Big fat bald men driving pink colored mobikes shows that it's a progressive city where one can express their individuality of being gay & stupid

Malls shutting off air-conditioners shows their concerns about the environment and saving power. Also, helps prevent spreading H1N1. So what if you feel suffocated and step out without shopping. DO you think the shopkeepers care for your bloody business! No wonder the poor Biyani has become almost insolvent!

Hope to see you ride a pink scooty soon!

DD




DD

Vivek Rao said...

Saale, in mumbai everyone used to buzz off from office by 6:30; here i sit till 7:30 atleast trying to figure out some way to do business as its a bloody tough market.

I'm sure, as time goes by, i'll inevitably go through the punefication process, but someone please shoot me before i start riding a pink scooty...

Archana Rao said...

hehehhe u on a pink scooty!!! but for ur height a scooty may be more comfortable than a bike!!!
Can i be the one shooting you? But bef i shoot you i would want to click a picture of you on the pink scooty... wearing a yellow/pink helmet... and then circulate it to all your friends... if i do that i think u'll shoot urself anyways...

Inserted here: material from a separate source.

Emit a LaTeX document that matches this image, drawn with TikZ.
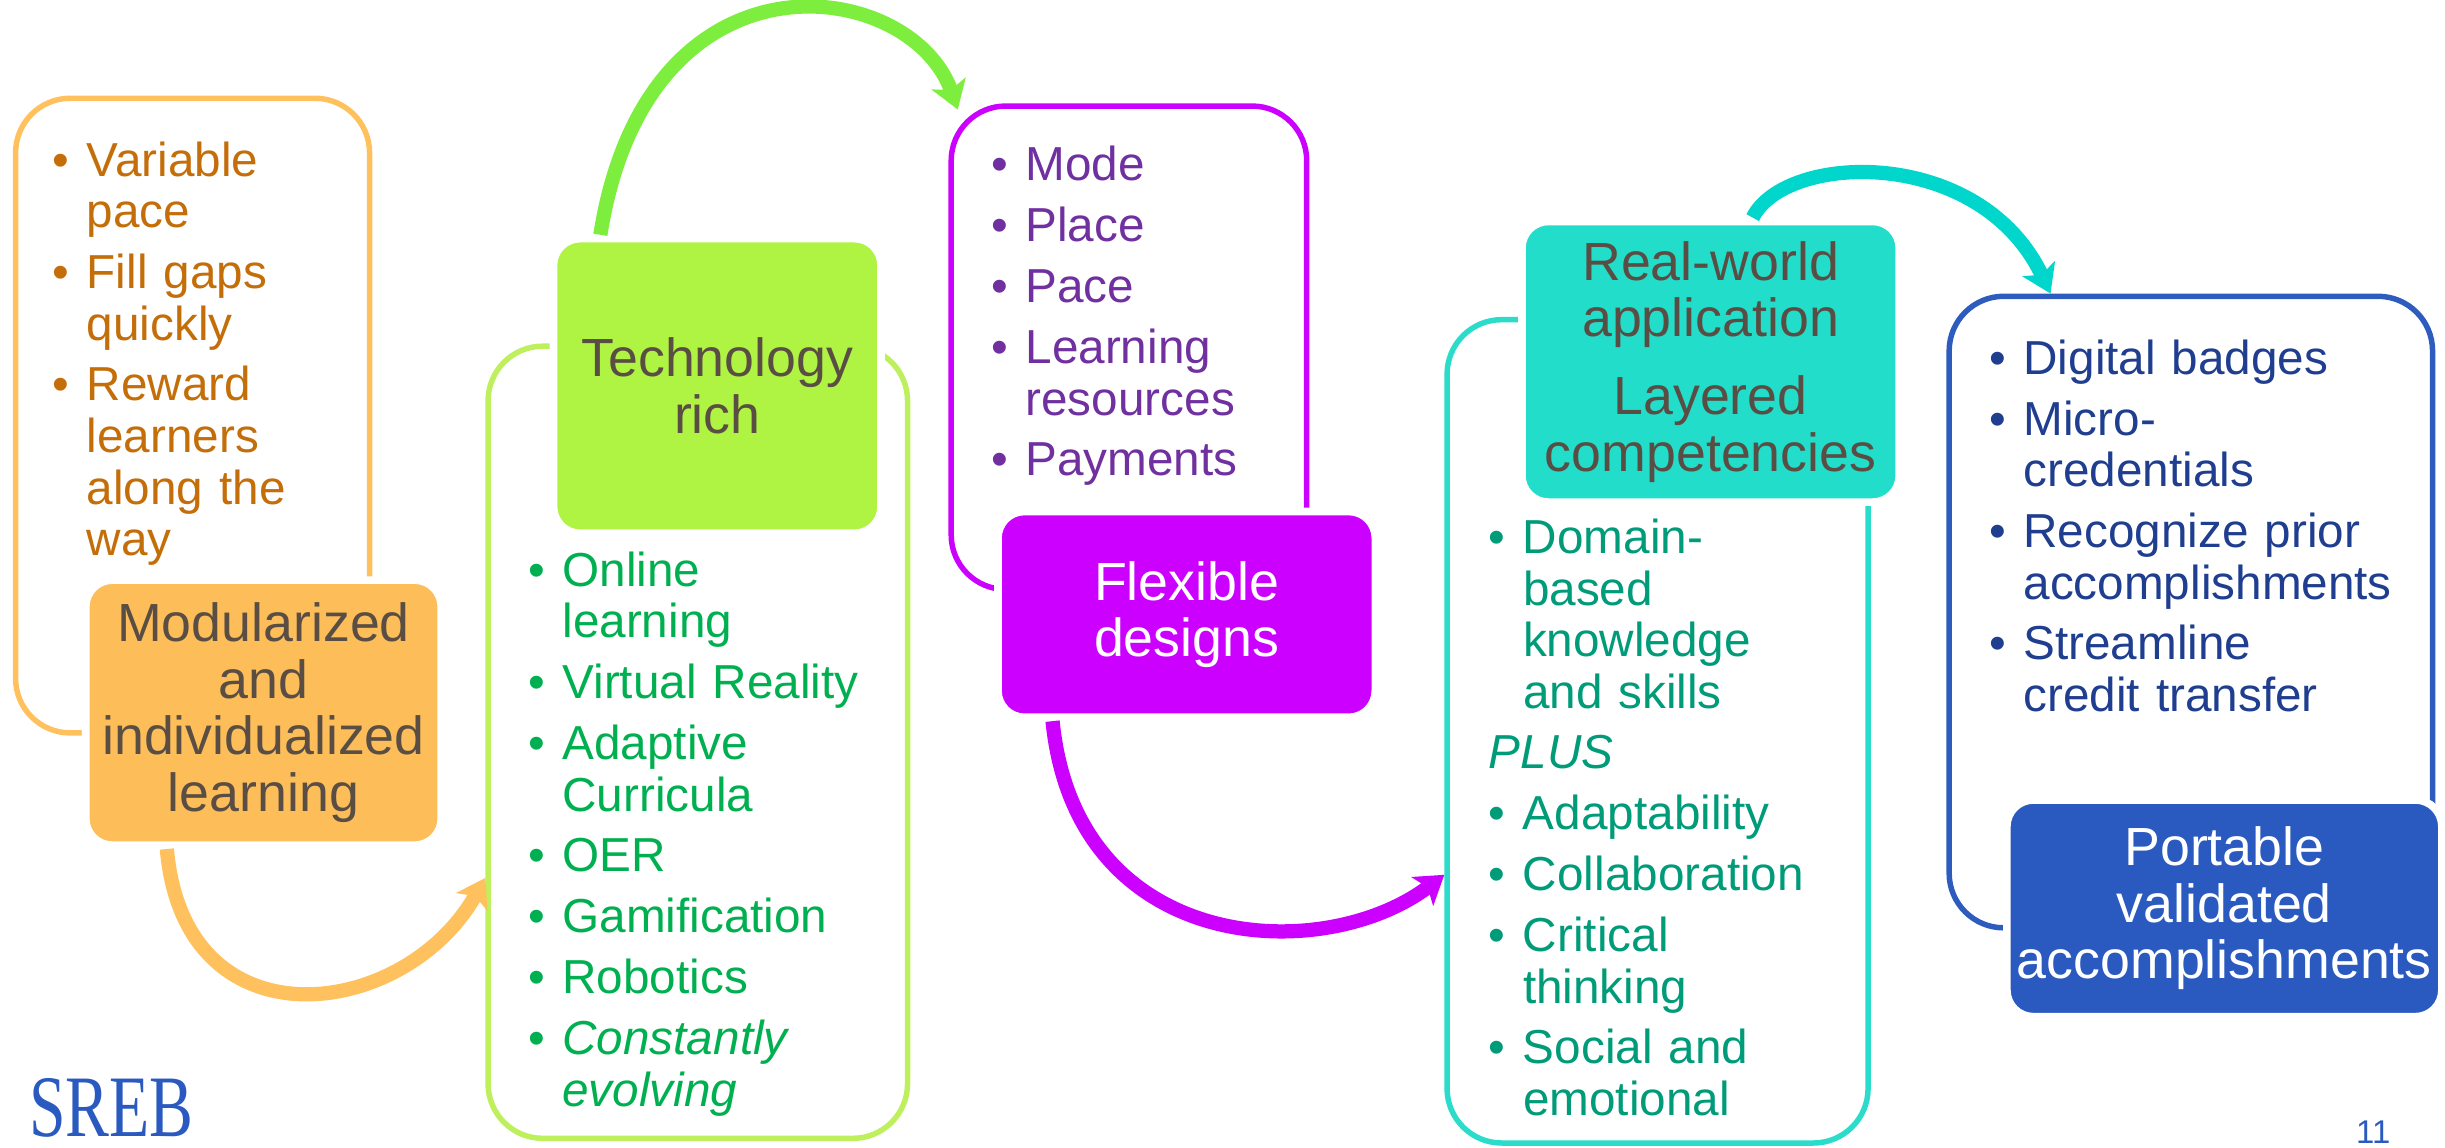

but seriously.. dont become a pune type person.. with loads of attitude.... and cribbing abt everything... job.... traffic.. work.. home... everything.... (oh and not to mention the fact that some of ur your other friends have belly dancers in their office and you dont!!!!)

And please get ur fat and lazy ass back to bombay as soon as u can.... Mumbai is the best.....

quasi said...

@chana Look whoz talking from Dubai.

@bubu ROTF about the thin white kurtas

I think if Khekdu decides to live there like a visitor on a mission of cleansing, no one can take the Mumbai out of him. I would rather think he would convince some Punekers to give up some of their Pune and replace with some Mumbai.

But he will fall in love with that place because of its laziness - it goes so well with his own! Imagine a city full of people who appreciate that fine art! A whole city!!! :)

Moti will become motier. But there are other fair fat females there for her to feel comfortable. hehe.

Vivek Rao said...

Q, i'm just happy you didn't start your comment with OMG....

hehehehehehe

Pawan Arora said...

Reading all this reminds me of Ahmedabad. It is ditto out there except for the weather.

As one of your friend commented, once you get use to the place, it is going to be very difficult to come out of it.

Enjoy the stay, take life at ease, reduce stress, reduce your dependence on gelucil, enjoy your kids childhood to the fullest. Jobs are just means to live life and they are not the life. (I think I should also take this advise).